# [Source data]
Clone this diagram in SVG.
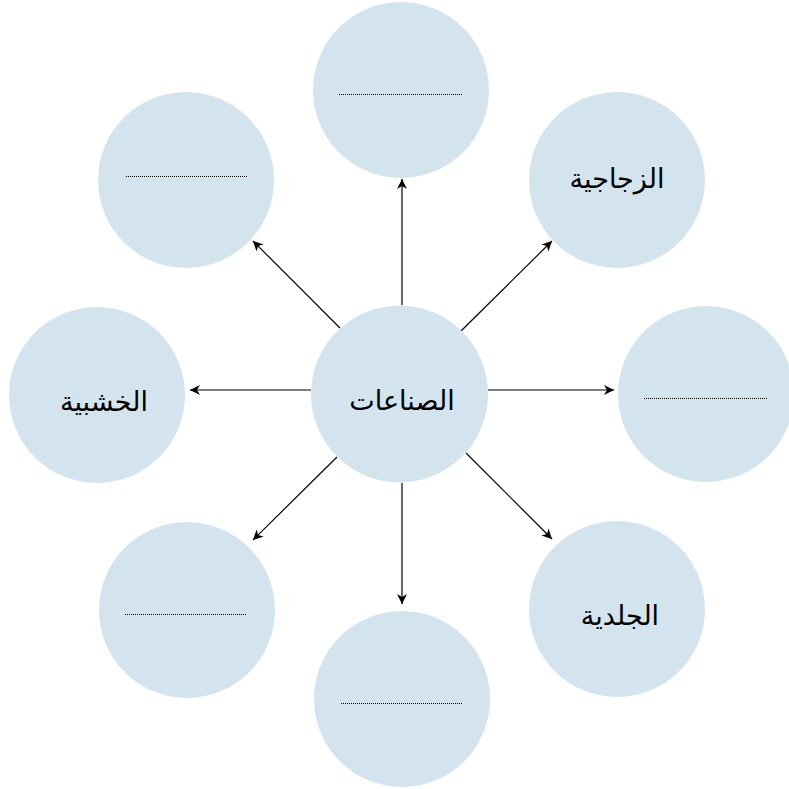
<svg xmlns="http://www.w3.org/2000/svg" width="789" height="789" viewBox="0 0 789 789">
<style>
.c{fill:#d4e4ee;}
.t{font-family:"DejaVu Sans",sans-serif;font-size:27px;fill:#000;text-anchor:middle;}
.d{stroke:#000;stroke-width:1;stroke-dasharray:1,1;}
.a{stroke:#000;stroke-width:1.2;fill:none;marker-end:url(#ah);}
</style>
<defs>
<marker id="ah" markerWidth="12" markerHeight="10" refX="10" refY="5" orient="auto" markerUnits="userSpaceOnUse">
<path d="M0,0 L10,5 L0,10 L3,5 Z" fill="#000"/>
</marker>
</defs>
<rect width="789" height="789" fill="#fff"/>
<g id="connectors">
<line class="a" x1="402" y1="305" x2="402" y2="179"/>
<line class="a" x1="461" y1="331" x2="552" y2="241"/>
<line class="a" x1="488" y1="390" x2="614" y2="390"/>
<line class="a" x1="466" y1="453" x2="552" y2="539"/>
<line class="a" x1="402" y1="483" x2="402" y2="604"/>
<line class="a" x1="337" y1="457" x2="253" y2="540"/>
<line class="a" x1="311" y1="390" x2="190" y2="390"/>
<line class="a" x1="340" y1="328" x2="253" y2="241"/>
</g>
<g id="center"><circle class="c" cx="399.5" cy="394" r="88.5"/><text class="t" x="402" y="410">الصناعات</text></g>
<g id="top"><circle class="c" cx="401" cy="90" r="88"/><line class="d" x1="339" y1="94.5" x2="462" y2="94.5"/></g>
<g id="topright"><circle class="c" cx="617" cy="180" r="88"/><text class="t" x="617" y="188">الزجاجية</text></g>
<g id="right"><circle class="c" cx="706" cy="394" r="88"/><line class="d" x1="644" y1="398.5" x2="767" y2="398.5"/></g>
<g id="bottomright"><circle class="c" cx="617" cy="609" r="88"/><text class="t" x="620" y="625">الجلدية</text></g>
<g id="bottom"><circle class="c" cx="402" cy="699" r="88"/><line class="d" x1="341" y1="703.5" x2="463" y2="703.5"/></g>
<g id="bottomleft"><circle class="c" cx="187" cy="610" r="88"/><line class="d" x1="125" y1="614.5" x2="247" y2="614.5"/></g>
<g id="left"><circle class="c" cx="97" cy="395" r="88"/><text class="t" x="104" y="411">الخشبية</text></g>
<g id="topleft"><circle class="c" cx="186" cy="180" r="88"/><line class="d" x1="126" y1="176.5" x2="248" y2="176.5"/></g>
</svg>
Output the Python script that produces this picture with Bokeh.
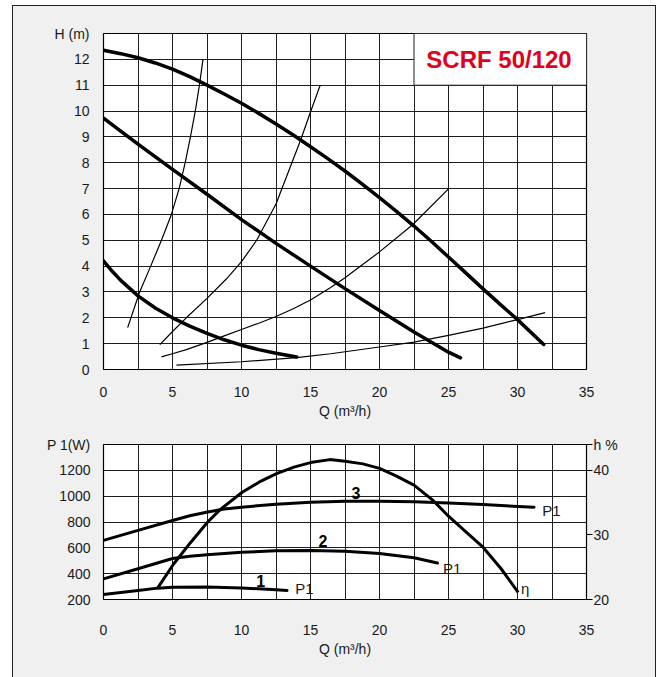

# [Job]
Locate the word "this" in the entries, and copy every line where it is found.

# [Exercise output]
Clone this diagram in SVG.
Output the Python script that produces this picture with Bokeh.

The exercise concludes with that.